Fox hosts treated Trump's 60 Minutes interview like they just watched a child ride a bike for the first time

Melissa Joskow / Media Matters

President Donald Trump has done something truly phenomenal, according to his faithful propagandists at Fox & Friends: He’s started publicly fielding questions from people who aren’t completely in the tank for him.

“He’s so confident,” glowed Fox Business host and Mr. Bumble cosplayer Stuart Varney this morning. “Notice how he answered any and all questions at press conferences and with Lesley Stahl last night on 60 Minutes,” Varney continued in an incredulous tone, before mimicking the president: “Come on, bring it on, give me the question, and I’ll answer it.”

“It’s a remarkable contrast between this president and any president in my lifetime,” Varney added.

Fox & Friends co-host Ainsley Earhardt agreed, saying, “Hats off to President Trump, who will go up against any journalist, even the ones who aren’t in favor of him, and answer all of the questions.”

Trump’s recent appearances are part of a new strategy in which, as The Washington Post's Greg Sargent noted, the president is using every possible avenue in the lead-up to the midterm elections, flooding the zone with lies and fearmongering to get his voters to the polls.

But while the program’s hosts are all but ready to demand a public parade in Trump’s honor, back here in the real world, every president is expected to sit down for TV interviews with journalists who aren’t avid supporters and answer their questions at press conferences, and this one hardly ever does either.
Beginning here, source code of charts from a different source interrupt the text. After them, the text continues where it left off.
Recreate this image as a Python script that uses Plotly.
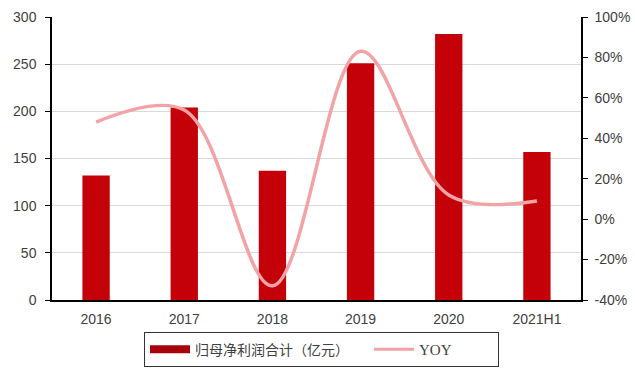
import plotly.graph_objects as go

categories = ["2016", "2017", "2018", "2019", "2020", "2021H1"]
net_profit = [132, 204, 137, 251, 282, 157]      # 归母净利润合计（亿元）
yoy = [48, 54, -33, 83, 12, 9]                   # YOY, %

left_ticks = [0, 50, 100, 150, 200, 250, 300]
right_ticks = [-40, -20, 0, 20, 40, 60, 80, 100]
right_tick_text = [f"{v}%" for v in right_ticks]

BAR_COLOR = "#C40008"
LINE_COLOR = "#F2A3A5"
TICK_FONT = dict(family="Liberation Sans, Arial", size=14, color="#404040")

fig = go.Figure()

fig.add_trace(go.Bar(
    x=categories, y=net_profit, name="归母净利润合计（亿元）",
    marker=dict(color=BAR_COLOR, line=dict(width=0)),
    showlegend=False, yaxis="y",
))
fig.add_trace(go.Scatter(
    x=categories, y=yoy, name="YOY", mode="lines",
    line=dict(color=LINE_COLOR, width=3.5, shape="spline", smoothing=1.0),
    showlegend=False, yaxis="y2",
))

# legend entries
fig.add_trace(go.Scatter(
    x=[None], y=[None], mode="lines",
    name="<span style='font-family:Noto Sans CJK SC;font-size:14px'>归母净利润合计（亿元）</span>"
         + "\u00a0" * 4,
    line=dict(color="#A8000C", width=8),
))
fig.add_trace(go.Scatter(
    x=[None], y=[None], mode="lines", name="YOY" + "\u00a0" * 11,
    line=dict(color=LINE_COLOR, width=3),
))

fig.update_layout(
    width=635, height=370,
    margin=dict(l=52, r=54, t=17, b=70, autoexpand=False),
    paper_bgcolor="white", plot_bgcolor="white",
    bargap=0.69,
    font=TICK_FONT,
    xaxis=dict(
        type="category", showline=True, linecolor="#000000", linewidth=1.5,
        ticks="", showgrid=False, tickfont=TICK_FONT, ticklabelstandoff=5,
        automargin=False,
    ),
    yaxis=dict(
        range=[0, 300], tickvals=left_ticks, showline=True, linecolor="#000000",
        linewidth=1.5, ticks="outside", ticklen=5, tickcolor="#000000",
        showgrid=True, gridcolor="#D9D9D9", gridwidth=1, zeroline=False,
        tickfont=TICK_FONT, ticklabelstandoff=6, automargin=False,
    ),
    yaxis2=dict(
        range=[-40, 100], tickvals=right_ticks, ticktext=right_tick_text,
        overlaying="y", side="right", showline=True, linecolor="#000000",
        linewidth=1.5, ticks="outside", ticklen=5, tickcolor="#000000",
        showgrid=False, zeroline=False, tickfont=TICK_FONT, ticklabelstandoff=4,
        automargin=False,
    ),
    legend=dict(
        orientation="h", x=(144 - 52) / 529, xanchor="left",
        y=(300 - 367) / 283, yanchor="bottom",
        bordercolor="#333333", borderwidth=1, bgcolor="white",
        font=dict(family="Liberation Serif, Noto Sans CJK SC", size=15, color="#404040"),
        itemwidth=40, tracegroupgap=0,
    ),
)

fig.write_html("out.html")
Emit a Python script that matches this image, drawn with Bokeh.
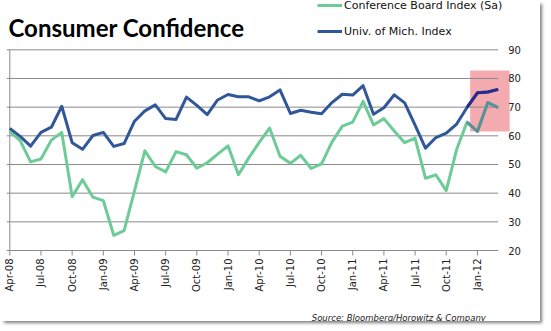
import math
from bokeh.plotting import figure
from bokeh.models import (Range1d, Label, Legend, LegendItem, BoxAnnotation, ColumnDataSource)
from bokeh.embed import file_html
from bokeh.resources import INLINE

months = ["Apr-08", "May-08", "Jun-08", "Jul-08", "Aug-08", "Sep-08", "Oct-08", "Nov-08", "Dec-08",
          "Jan-09", "Feb-09", "Mar-09", "Apr-09", "May-09", "Jun-09", "Jul-09", "Aug-09", "Sep-09",
          "Oct-09", "Nov-09", "Dec-09", "Jan-10", "Feb-10", "Mar-10", "Apr-10", "May-10", "Jun-10",
          "Jul-10", "Aug-10", "Sep-10", "Oct-10", "Nov-10", "Dec-10", "Jan-11", "Feb-11", "Mar-11",
          "Apr-11", "May-11", "Jun-11", "Jul-11", "Aug-11", "Sep-11", "Oct-11", "Nov-11", "Dec-11",
          "Jan-12", "Feb-12", "Mar-12"]

conference_board = [61.5, 58.3, 50.9, 51.9, 58.5, 61.2, 38.8, 44.7, 38.6, 37.4, 25.3, 26.9,
                    40.8, 54.8, 49.3, 47.4, 54.5, 53.4, 48.7, 50.6, 53.6, 56.5, 46.4, 52.3,
                    57.7, 62.7, 52.9, 50.4, 53.2, 48.6, 50.2, 57.8, 63.4, 64.8, 72.0, 63.8,
                    66.0, 61.7, 57.6, 59.2, 45.2, 46.4, 40.9, 55.2, 64.8, 61.5, 71.6, 69.8]

univ_michigan = [62.6, 59.8, 56.4, 61.2, 63.0, 70.3, 57.6, 55.3, 60.1, 61.2, 56.3, 57.3,
                 65.1, 68.7, 70.8, 66.0, 65.7, 73.5, 70.6, 67.4, 72.5, 74.4, 73.6, 73.6,
                 72.2, 73.6, 76.0, 67.8, 68.9, 68.2, 67.7, 71.6, 74.5, 74.2, 77.5, 67.5,
                 69.8, 74.3, 71.5, 63.7, 55.7, 59.4, 60.9, 64.1, 69.9, 75.0, 75.3, 76.2]

y_ticks = [20, 30, 40, 50, 60, 70, 80, 90]
y_tick_labels = [str(v) for v in y_ticks]
label_every = 3
highlight_start = 44          # first month drawn inside the highlight box
highlight_x = [44.3, 48.1]    # box extent, month index
highlight_y = [61.5, 82.8]    # box extent, index value

idx = list(range(len(months)))
n_last = idx[-1]
x_ticks = idx[::label_every]
x_tick_labels = [months[i] for i in x_ticks]

# ---- layout constants (pixels) ----
W, H = 540, 321
PLOT_LEFT, PLOT_RIGHT = 9.3, 497.7
PLOT_TOP, PLOT_BOTTOM = 49.3, 250
px_x = (PLOT_RIGHT - PLOT_LEFT) / n_last
px_y = (PLOT_BOTTOM - PLOT_TOP) / (y_ticks[-1] - y_ticks[0])
x_lo = -PLOT_LEFT / px_x
x_hi = n_last + (W - PLOT_RIGHT) / px_x
y_hi = y_ticks[-1] + PLOT_TOP / px_y
y_lo = y_ticks[0] - (H - PLOT_BOTTOM) / px_y

BLUE = "#30579A"
GREEN = "#6CCB97"
GRID = "#8A8A8A"
TXT = "#222222"
FONT = {"value": "DejaVu Sans"}

p = figure(width=W, height=H, output_backend="svg", toolbar_location=None,
           x_range=Range1d(x_lo, x_hi), y_range=Range1d(y_lo, y_hi),
           x_axis_location=None, y_axis_location=None,
           min_border_left=0, min_border_right=0, min_border_top=0, min_border_bottom=0)
p.title = None
p.outline_line_color = None
p.background_fill_color = "white"
p.border_fill_color = "white"
p.grid.grid_line_color = None
p.styles = {"box-shadow": "3px 3px 3px -1px rgba(0,0,0,0.5)"}

# highlight box
box = BoxAnnotation(left=highlight_x[0], right=highlight_x[1],
                    bottom=highlight_y[0], top=highlight_y[1],
                    fill_color="#F2A2A6", fill_alpha=0.9, line_color=None, level="underlay")
p.add_layout(box)

ny = len(y_ticks)
nx = len(x_ticks)
# horizontal grid lines
p.segment(x0=[idx[0]] * ny, x1=[n_last] * ny, y0=y_ticks, y1=y_ticks,
          line_color=GRID, line_width=1)
# left axis line + ticks
p.segment(x0=[idx[0]], x1=[idx[0]], y0=[y_ticks[0]], y1=[y_ticks[-1]],
          line_color=GRID, line_width=1)
p.ray(x=[idx[0]] * ny, y=y_ticks, length=3, length_units="screen",
      angle=math.pi, line_color=GRID, line_width=1)
# bottom axis ticks
p.ray(x=x_ticks, y=[y_ticks[0]] * nx, length=5, length_units="screen",
      angle=-math.pi / 2, line_color=GRID, line_width=1)

# right value labels
p.text(x=[n_last] * ny, y=y_ticks, text=y_tick_labels, x_offset=10,
       text_baseline="middle", text_align="left", text_font_size="10px",
       text_color=TXT, text_font=FONT)
# bottom month labels (vertical)
p.text(x=x_ticks, y=[y_ticks[0]] * nx, text=x_tick_labels, angle=math.pi / 2,
       y_offset=8, text_align="right", text_baseline="middle", text_font_size="10px",
       text_color=TXT, text_font=FONT)

src = ColumnDataSource(dict(x=idx, cb=conference_board, um=univ_michigan))
r_cb = p.line("x", "cb", source=src, line_color=GREEN, line_width=3, line_join="round")
r_um = p.line("x", "um", source=src, line_color=BLUE, line_width=3, line_join="round")

# tinted parts inside the highlight box
hs = slice(highlight_start, None)
p.line(idx[hs], conference_board[hs], line_color="#5F8E98", line_width=3, line_join="round")
p.line(idx[hs], univ_michigan[hs], line_color="#2B2A8E", line_width=3, line_join="round")

legend = Legend(items=[LegendItem(label="Conference Board Index (Sa)", renderers=[r_cb]),
                       LegendItem(label="Univ. of Mich. Index", renderers=[r_um])],
                location=(317, 280), orientation="vertical",
                glyph_width=25, glyph_height=20, label_height=20, spacing=6,
                label_standoff=2, padding=0, margin=0,
                border_line_color=None, background_fill_alpha=0,
                label_text_font="DejaVu Sans", label_text_font_size="11px",
                label_text_color="#111111")
p.add_layout(legend)

p.add_layout(Label(x=8, y=294, x_units="screen", y_units="screen",
                   text="Consumer Confidence", text_font="Lato", text_font_style="bold",
                   text_font_size="24px", text_color="#000000", text_baseline="alphabetic"))

p.add_layout(Label(x=488, y=4, x_units="screen", y_units="screen",
                   text="Source: Bloomberg/Horowitz  & Company", text_font="DejaVu Sans",
                   text_font_style="italic", text_font_size="8.5px", text_color=TXT,
                   text_align="right", text_baseline="alphabetic"))

open("out.html", "w").write(file_html(p, INLINE))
Trump has only done a handful of solo press conferences thus far in his presidency, far off the pace of his recent predecessors.
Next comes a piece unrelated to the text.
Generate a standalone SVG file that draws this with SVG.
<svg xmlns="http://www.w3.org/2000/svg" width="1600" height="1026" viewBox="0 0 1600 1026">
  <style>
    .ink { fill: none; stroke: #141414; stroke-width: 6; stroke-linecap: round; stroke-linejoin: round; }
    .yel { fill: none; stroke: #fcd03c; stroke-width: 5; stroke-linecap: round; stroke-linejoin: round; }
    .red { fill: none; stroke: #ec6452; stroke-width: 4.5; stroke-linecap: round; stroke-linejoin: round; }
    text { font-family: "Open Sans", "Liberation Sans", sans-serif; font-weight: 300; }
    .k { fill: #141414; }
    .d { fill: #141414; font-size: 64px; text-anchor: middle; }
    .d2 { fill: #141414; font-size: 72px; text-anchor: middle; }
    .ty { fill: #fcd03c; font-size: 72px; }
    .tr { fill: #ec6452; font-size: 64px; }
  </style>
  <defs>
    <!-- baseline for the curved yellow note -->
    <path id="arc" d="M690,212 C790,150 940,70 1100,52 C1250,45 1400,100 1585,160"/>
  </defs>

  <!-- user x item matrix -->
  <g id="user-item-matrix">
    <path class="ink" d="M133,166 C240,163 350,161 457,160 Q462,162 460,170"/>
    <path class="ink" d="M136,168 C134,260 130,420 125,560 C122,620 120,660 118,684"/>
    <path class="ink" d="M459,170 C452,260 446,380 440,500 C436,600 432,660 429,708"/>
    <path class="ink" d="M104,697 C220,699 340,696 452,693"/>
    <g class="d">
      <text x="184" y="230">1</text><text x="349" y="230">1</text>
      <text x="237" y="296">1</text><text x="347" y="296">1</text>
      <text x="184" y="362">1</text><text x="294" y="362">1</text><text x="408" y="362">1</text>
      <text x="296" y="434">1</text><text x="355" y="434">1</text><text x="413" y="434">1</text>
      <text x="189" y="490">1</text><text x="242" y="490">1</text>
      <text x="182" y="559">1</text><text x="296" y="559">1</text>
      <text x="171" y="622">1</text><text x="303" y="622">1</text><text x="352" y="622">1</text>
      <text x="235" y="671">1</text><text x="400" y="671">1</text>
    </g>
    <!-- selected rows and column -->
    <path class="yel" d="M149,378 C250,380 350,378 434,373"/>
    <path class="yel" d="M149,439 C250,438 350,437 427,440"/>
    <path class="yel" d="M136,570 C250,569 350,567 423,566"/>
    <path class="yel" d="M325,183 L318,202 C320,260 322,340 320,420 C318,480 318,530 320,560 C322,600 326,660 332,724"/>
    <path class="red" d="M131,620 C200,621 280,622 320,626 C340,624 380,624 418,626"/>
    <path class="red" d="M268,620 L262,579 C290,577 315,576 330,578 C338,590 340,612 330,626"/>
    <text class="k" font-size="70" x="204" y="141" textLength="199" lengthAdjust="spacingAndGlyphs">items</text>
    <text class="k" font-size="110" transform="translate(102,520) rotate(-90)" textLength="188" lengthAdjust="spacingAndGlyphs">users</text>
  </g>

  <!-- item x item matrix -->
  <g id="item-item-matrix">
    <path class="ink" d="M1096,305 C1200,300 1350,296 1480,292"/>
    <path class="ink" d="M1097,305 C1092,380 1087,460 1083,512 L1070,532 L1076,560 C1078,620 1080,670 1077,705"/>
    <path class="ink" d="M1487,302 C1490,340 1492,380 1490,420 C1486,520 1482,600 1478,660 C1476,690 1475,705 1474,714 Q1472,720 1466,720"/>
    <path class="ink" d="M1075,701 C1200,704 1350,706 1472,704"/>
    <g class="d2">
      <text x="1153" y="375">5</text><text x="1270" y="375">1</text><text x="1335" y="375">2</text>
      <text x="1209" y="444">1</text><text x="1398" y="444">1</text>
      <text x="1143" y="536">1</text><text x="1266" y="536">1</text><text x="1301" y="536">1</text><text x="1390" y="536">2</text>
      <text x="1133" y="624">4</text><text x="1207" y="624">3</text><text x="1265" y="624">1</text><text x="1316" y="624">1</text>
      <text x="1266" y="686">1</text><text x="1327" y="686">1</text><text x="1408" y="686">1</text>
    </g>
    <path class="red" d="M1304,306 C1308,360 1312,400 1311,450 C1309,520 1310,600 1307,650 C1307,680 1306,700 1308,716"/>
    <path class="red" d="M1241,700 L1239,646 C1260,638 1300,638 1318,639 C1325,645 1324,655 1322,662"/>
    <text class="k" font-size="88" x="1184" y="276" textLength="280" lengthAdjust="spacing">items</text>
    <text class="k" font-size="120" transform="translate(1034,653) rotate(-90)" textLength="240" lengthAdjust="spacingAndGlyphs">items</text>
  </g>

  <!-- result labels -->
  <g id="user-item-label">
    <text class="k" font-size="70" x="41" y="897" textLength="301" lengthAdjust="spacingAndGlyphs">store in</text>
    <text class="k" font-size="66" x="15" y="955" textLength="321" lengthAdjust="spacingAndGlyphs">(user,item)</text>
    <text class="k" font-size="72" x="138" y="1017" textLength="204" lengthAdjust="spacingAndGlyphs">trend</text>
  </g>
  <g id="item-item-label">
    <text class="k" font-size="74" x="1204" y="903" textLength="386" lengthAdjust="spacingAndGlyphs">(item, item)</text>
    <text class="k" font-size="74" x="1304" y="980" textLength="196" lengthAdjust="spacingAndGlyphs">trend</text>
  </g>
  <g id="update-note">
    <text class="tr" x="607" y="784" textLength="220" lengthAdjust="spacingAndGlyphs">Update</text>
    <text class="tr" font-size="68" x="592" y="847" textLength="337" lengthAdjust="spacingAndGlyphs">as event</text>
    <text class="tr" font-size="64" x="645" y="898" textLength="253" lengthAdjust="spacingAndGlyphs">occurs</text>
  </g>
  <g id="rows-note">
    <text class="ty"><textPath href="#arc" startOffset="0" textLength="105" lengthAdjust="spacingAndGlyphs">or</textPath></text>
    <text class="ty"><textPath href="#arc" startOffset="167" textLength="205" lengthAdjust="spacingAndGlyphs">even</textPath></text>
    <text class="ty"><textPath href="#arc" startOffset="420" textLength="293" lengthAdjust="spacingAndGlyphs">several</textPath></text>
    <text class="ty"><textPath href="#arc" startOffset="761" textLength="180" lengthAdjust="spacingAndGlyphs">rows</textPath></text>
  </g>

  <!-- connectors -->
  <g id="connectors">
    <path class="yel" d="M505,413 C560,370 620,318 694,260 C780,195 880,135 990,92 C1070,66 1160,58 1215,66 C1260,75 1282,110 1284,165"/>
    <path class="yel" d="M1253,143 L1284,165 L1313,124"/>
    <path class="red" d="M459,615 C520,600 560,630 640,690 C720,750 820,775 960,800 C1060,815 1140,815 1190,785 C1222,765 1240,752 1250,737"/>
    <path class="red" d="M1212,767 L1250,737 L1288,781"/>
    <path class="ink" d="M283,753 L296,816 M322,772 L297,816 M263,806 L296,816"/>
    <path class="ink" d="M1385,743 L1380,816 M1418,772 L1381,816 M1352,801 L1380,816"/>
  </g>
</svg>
And Trump’s interview with Stahl was an exceedingly rare event; the president’s television interviews have almost exclusively been with sycophants like the hosts of Fox & Friends ever since his sit-down with NBC’s Lester Holt in May 2017. That’s when Trump basically admitted he fired FBI Director James Comey because of Comey’s handling of the federal Russia investigation, setting off a firestorm that resulted in the appointment of special counsel Robert Mueller.
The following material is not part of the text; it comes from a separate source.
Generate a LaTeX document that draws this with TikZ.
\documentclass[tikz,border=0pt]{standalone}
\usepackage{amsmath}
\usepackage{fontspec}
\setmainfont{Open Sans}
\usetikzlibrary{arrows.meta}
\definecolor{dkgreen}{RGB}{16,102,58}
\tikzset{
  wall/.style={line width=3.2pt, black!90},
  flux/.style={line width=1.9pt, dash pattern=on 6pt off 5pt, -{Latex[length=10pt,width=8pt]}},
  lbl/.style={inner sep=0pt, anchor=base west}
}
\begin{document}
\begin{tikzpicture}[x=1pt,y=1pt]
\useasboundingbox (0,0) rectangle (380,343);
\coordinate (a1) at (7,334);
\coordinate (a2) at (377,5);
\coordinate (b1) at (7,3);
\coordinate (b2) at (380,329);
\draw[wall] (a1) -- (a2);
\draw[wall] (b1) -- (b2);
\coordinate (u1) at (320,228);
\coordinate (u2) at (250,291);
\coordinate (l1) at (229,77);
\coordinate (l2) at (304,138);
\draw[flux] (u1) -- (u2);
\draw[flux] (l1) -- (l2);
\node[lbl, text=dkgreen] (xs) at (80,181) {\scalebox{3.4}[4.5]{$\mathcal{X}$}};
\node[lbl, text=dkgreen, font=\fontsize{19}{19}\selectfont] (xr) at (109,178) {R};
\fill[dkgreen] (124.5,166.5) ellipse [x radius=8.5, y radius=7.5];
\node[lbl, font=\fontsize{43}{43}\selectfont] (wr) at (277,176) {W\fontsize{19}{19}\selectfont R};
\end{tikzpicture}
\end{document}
Fox commentators tend to treat mainstream journalists as their own mirror image. Fox acts as the communications arm of the Republican Party, and its hosts are the president’s loyal supporters and his closest advisors. Therefore, so they seem to believe, The New York Times and ABC News and the like must act the same way on behalf of Democrats.

That this isn’t actually how the rest of the media operates -- that it’s impossible, for instance, to imagine a working journalist conducting an interview with a Democratic president that serves as the warm-up event for their political rally, with the crowd cheering in the background -- is besides the point.

On Fox & Friends, as on every other day, the hats are off for Trump.